A liberdade do incômodo e a presunção
O que leva alguém a julgar ou a caluniar com base em presunções? A resposta pode ser: antecipar-se com uma atitude de autoproteção contra algo que o possa atingir, seja em que nível for. Em assim sendo, então é igualmente compreensível deduzir que a parte ameaçada reconhece no suposto "adversário" tanto a verdade indesejada quanto a capacidade de difundi-la. É nesse quadro, pois, que a atividade jornalística potencializa o efeito da liberdade, tanto no que tenha a revelar quanto na sua capacidade de disseminar o que, por alguma razão estava oculto.
Por qualquer ângulo a analisar-se o fato, a imprensa sai fortalecida. Em nenhuma hipótese, a imprensa deve inspirar temor, de igual modo, em todas as circunstâncias, se possível, ela deve promover incômodos. Dessa característica depende a sobrevivência da democracia, como dessa prerrogativa decorre a atuação da imprensa na condição de voz representativa dos interesses societários. Fora dessa ambivalência, facilmente a imprensa se transforma em eco do mercado. Talvez, agentes a viverem no aprazível sombreado do mercado sintam-se incomodados diante da livre resistência do Observatório da Imprensa e, em nome disso, queiram lançar suspeitas relativas a quem o sustenta (ou financia).
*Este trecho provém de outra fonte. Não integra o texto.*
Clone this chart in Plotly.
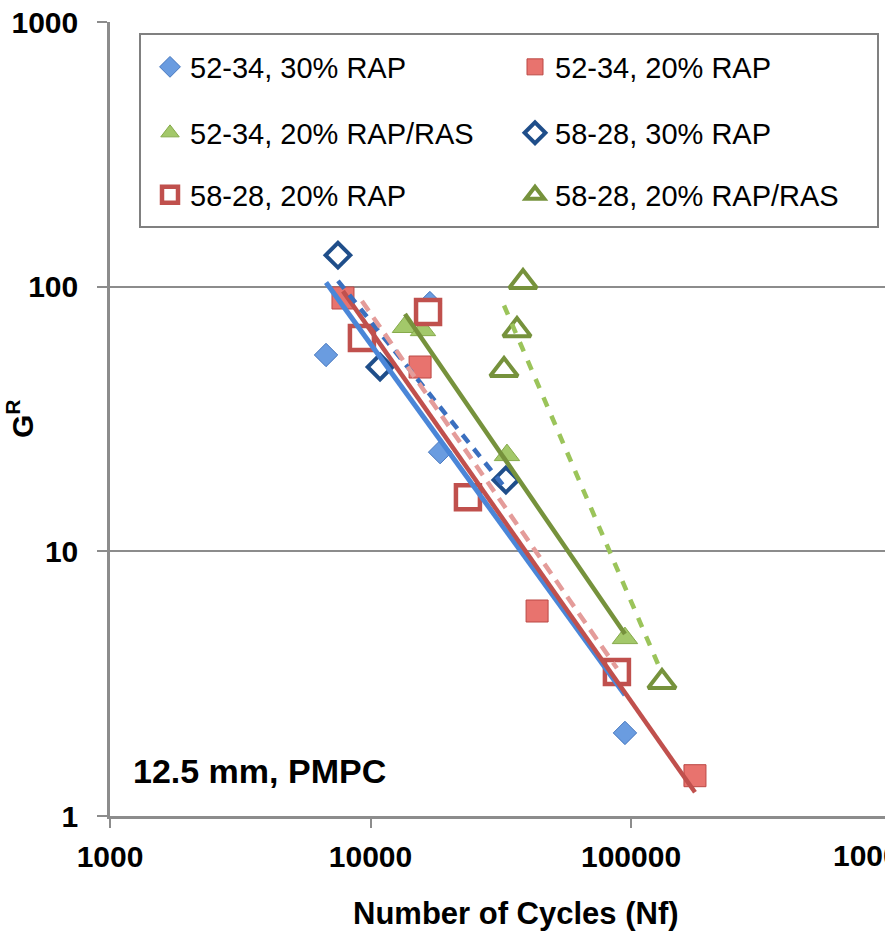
import numpy as np
import plotly.graph_objects as go

# ---------------- data ----------------
series_names = ["52-34, 30% RAP", "52-34, 20% RAP", "52-34, 20% RAP/RAS",
                "58-28, 30% RAP", "58-28, 20% RAP", "58-28, 20% RAP/RAS"]

s1_x = [6750, 16900, 18500, 94800]
s1_y = [55.2, 86.7, 23.7, 2.06]

s2_x = [7840, 15500, 43600, 176000]
s2_y = [90.6, 49.7, 5.95, 1.42]

s3_x = [13560, 15900, 33400, 94800]
s3_y = [70.4, 68.5, 23.1, 4.70]

s4_x = [7500, 10880, 33100]
s4_y = [131.5, 49.7, 18.6]

s5_x = [9270, 16630, 23660, 88300]
s5_y = [64.0, 80.2, 16.0, 3.50]

s6_x = [38500, 36500, 32550, 131500]
s6_y = [104.1, 68.5, 48.4, 3.21]

x_tickvals = [1000, 10000, 100000]
x_ticktext = ["1000", "10000", "100000"]
x_last_tick = "1000000"
y_tickvals = [1, 10, 100, 1000]
y_ticktext = ["1", "10", "100", "1000"]

# ---------------- styles ----------------
FONT = "Liberation Sans, Arial, sans-serif"
GRID = "#8C8C8C"

marker_styles = [
    dict(symbol="diamond", size=18, color="#6A9CE0", line=dict(color="#4576BE", width=1)),
    dict(symbol="square", size=22, color="#E8736E", line=dict(color="#BB4844", width=1)),
    dict(symbol="triangle-up", size=22, color="#A3C86A", line=dict(color="#86AA4B", width=1)),
    dict(symbol="diamond", size=19, color="white", line=dict(color="#1F4E8A", width=4)),
    dict(symbol="square", size=24, color="white", line=dict(color="#C0504D", width=4.5)),
    dict(symbol="triangle-up", size=24, color="white", line=dict(color="#76923C", width=4)),
]
trend_styles = [
    dict(color="#4A86D8", width=5, dash="solid"),
    dict(color="#C0504D", width=4.5, dash="solid"),
    dict(color="#76923C", width=4.5, dash="solid"),
    dict(color="#3A6FBF", width=4.5, dash="10px,8px"),
    dict(color="#E49C9A", width=4.5, dash="12px,8px"),
    dict(color="#9BC45A", width=4.5, dash="10px,10px"),
]

xs = [s1_x, s2_x, s3_x, s4_x, s5_x, s6_x]
ys = [s1_y, s2_y, s3_y, s4_y, s5_y, s6_y]
legend_ids = ["legend", "legend", "legend2", "legend2", "legend3", "legend3"]

fig = go.Figure()

for name, x, y, ms, lg in zip(series_names, xs, ys, marker_styles, legend_ids):
    fig.add_trace(go.Scatter(x=x, y=y, mode="markers", name=name, marker=ms,
                             legend=lg, showlegend=True))

# power-law trendlines (least squares in log-log space), drawn over markers
for x, y, ls in zip(xs, ys, trend_styles):
    lx, ly = np.log10(x), np.log10(y)
    b, a = np.polyfit(lx, ly, 1)
    xe = np.array([min(x), max(x)], dtype=float)
    ye = 10 ** (a + b * np.log10(xe))
    fig.add_trace(go.Scatter(x=xe, y=ye, mode="lines", line=ls,
                             showlegend=False, hoverinfo="skip"))

# ---------------- layout ----------------
L, T, R, B = 110, 22, 0, 121
W, H = 885, 937
pw, ph = W - L - R, H - T - B
decade_px = 260.5
x_max_log = 3 + pw / decade_px


def px_x(p):
    return (p - L) / pw


def px_y(p):
    return (T + ph - p) / ph


legend_common = dict(orientation="h", xanchor="left", yanchor="middle",
                     bgcolor="rgba(0,0,0,0)", borderwidth=0,
                     font=dict(family=FONT, size=29, color="black"),
                     entrywidth=320, entrywidthmode="pixels", itemclick=False)

fig.update_layout(
    width=W, height=H,
    margin=dict(l=L, r=R, t=T, b=B),
    paper_bgcolor="white", plot_bgcolor="white",
    font=dict(family=FONT, color="black"),
    legend=dict(x=px_x(150), y=px_y(67), **legend_common),
    legend2=dict(x=px_x(150), y=px_y(133), **legend_common),
    legend3=dict(x=px_x(150), y=px_y(195), **legend_common),
    xaxis=dict(type="log", range=[3, x_max_log], tickvals=x_tickvals, ticktext=x_ticktext,
               showgrid=False, showline=True, linecolor=GRID, linewidth=2.5,
               ticks="outside", ticklen=9, tickwidth=2, tickcolor=GRID,
               tickfont=dict(family=FONT, size=30, color="black", weight="bold"),
               ticklabelstandoff=3, zeroline=False),
    yaxis=dict(type="log", range=[0, 3], tickvals=y_tickvals, ticktext=y_ticktext,
               showgrid=True, gridcolor=GRID, gridwidth=2,
               showline=True, linecolor=GRID, linewidth=2.5,
               ticks="outside", ticklen=10, tickwidth=2, tickcolor=GRID,
               tickfont=dict(family=FONT, size=30, color="black", weight="bold"),
               ticklabelstandoff=13, zeroline=False),
    shapes=[dict(type="rect", xref="paper", yref="paper",
                 x0=px_x(140), x1=px_x(878), y0=px_y(227), y1=px_y(34),
                 line=dict(color="#808080", width=2), fillcolor="white", layer="below")],
    annotations=[
        dict(text="<b>12.5 mm, PMPC</b>", xref="paper", yref="paper",
             x=px_x(131), y=px_y(771), xanchor="left", yanchor="middle",
             showarrow=False, font=dict(family=FONT, size=34, color="black")),
        dict(text="<b>Number of Cycles (Nf)</b>", xref="paper", yref="paper",
             x=px_x(516), y=px_y(913), xanchor="center", yanchor="middle",
             showarrow=False, font=dict(family=FONT, size=31, color="black")),
        dict(text="<b>G<sup>R</sup></b>", xref="paper", yref="paper",
             x=px_x(20), y=0.5, xanchor="center", yanchor="middle", textangle=-90,
             showarrow=False, font=dict(family=FONT, size=30, color="black")),
        dict(text="<b>" + x_last_tick + "</b>", xref="paper", yref="paper",
             x=(6 - 3) / (x_max_log - 3), y=px_y(855), xanchor="center", yanchor="middle",
             showarrow=False, font=dict(family=FONT, size=30, color="black")),
    ],
)

fig.write_html("out.html")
Em sociedade modelada pelo interesse no mercado quase cartelizado, é natural criar-se uma atmosfera de suspeição sobre quem está livre. Mais ainda ameaçador é o exercício do pensamento livre e, por fim, torna-se aterrorizante a idéia da livre publicação. A síntese de tais características tem o poder de acionar as vozes da fantasmagoria que, na hora certa, dão início ao esforço de intervenção, com o intuito de silencar a voz da autonomia.
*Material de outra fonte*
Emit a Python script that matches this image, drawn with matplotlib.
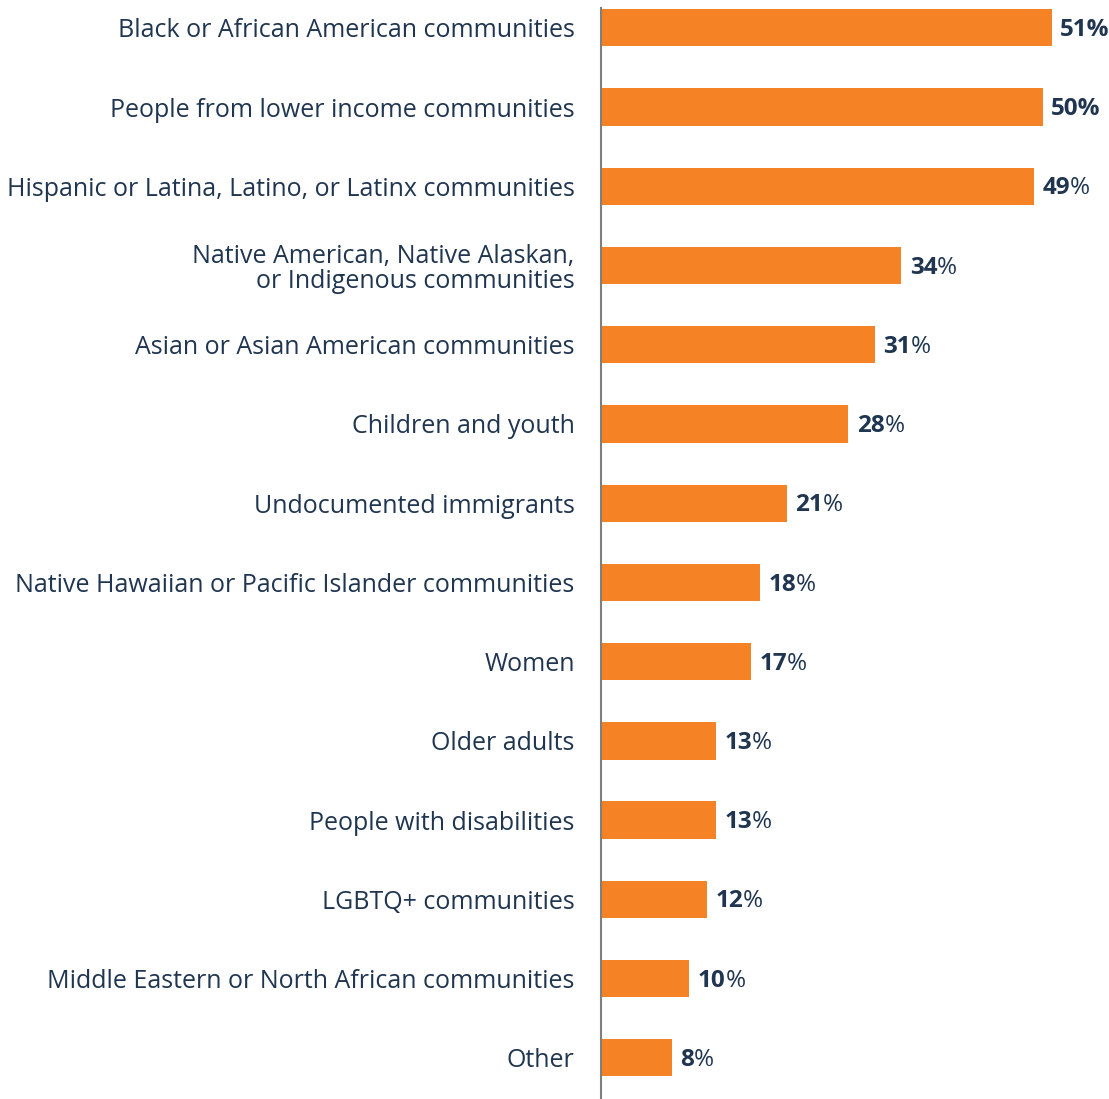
import matplotlib.pyplot as plt
import numpy as np

categories = [
    'Black or African American communities',
    'People from lower income communities',
    'Hispanic or Latina, Latino, or Latinx communities',
    'Native American, Native Alaskan,\nor Indigenous communities',
    'Asian or Asian American communities',
    'Children and youth',
    'Undocumented immigrants',
    'Native Hawaiian or Pacific Islander communities',
    'Women',
    'Older adults',
    'People with disabilities',
    'LGBTQ+ communities',
    'Middle Eastern or North African communities',
    'Other',
]
values = [51, 50, 49, 34, 31, 28, 21, 18, 17, 13, 13, 12, 10, 8]
# first two value labels are fully bold in the original
full_bold = [True, True] + [False] * 12

bar_color = '#F58224'
text_color = '#1F3550'

plt.rcParams['font.family'] = ['Open Sans', 'DejaVu Sans']

fig = plt.figure(figsize=(11.09, 10.99), dpi=100)
ax = fig.add_axes([0.542, 0.0, 0.458, 0.9927])

y = np.arange(len(categories))
ax.barh(y, values, height=0.47, color=bar_color)
ax.set_xlim(0, 57.5)
ax.set_ylim(13.52, -0.25)

for spine in ['top', 'right', 'bottom']:
    ax.spines[spine].set_visible(False)
ax.spines['left'].set_color('#7F7F7F')
ax.spines['left'].set_linewidth(1.5)
ax.set_xticks([])
ax.set_yticks(y)
ax.set_yticklabels(categories, fontsize=18, color=text_color, linespacing=1.0)
ax.tick_params(axis='y', length=0, pad=19)

for i, v in enumerate(values):
    if full_bold[i]:
        ax.annotate(f'{v}%', xy=(v, i), xytext=(6, -1.5), textcoords='offset points',
                    ha='left', va='center', fontsize=17.5, fontweight='bold', color=text_color)
    else:
        t = ax.annotate(f'{v}', xy=(v, i), xytext=(6, -1.5), textcoords='offset points',
                        ha='left', va='center', fontsize=17.5, fontweight='bold', color=text_color)
        ax.annotate('%', xy=(1, 0.5), xycoords=t, xytext=(0, 0), textcoords='offset points',
                    ha='left', va='center', fontsize=17.5, color=text_color)

fig.savefig('out.png', dpi=100)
A atividade jornalística, desvinculada da rede dos negócios, serve para assegurar ao leitor mais uma fonte de experiência voltada a um pensar dialógico e dialético. No fundo, o incômodo da função de informar se destina unicamente à missão de propiciar ao leitor a possibilidade de ele operar seu ajuizamento sobre a realidade a partir de oferta multifacetada e não unilateralizada, situação para a qual se encaminham o "jornalismo de mercado" e o "jornalismo de Estado". É preciso compreender que um jornal ao dar certa notícia com destaque em primeira página produz oscilações nas aplicações da bolsa, na valorização ou desvalorização do dólar. Na outra ponta, alguém faz fortuna e outro amarga prejuízos: isto é "jornalismo de mercado". Quando um jornal realça benfeitoria desse ou daquele governo, inevitavelmente lhe manifesta apoio, ainda mais se com ele mantém contratos de publicidade: isto é "jornalismo de Estado".
Acompanhando as edições do Observatório da Imprensa, o leitor não se vê diante de nenhuma dessas cenas ou outras equivalentes. Articulistas e leitores se completam e/ou divergem entre si, a partir de estados mentais construtivos para ambas as partes, sem arestas ou insinuações sinuosas que estrategicamente beneficiem ou prejudiquem esse ou aquele: isto é simplesmente uma forma de "jornalismo crítico", incômodo como a liberdade o é para aqueles que preferem direcioná-la ou gerenciá-la.
(*) ensaísta, doutorando em Teoria Literária pela UFRJ, professor-titular da Facha, co-editor e participante do programa Letras & Mídias (Universidade Estácio de Sá), exibido mensalmente pela UTV/RJ.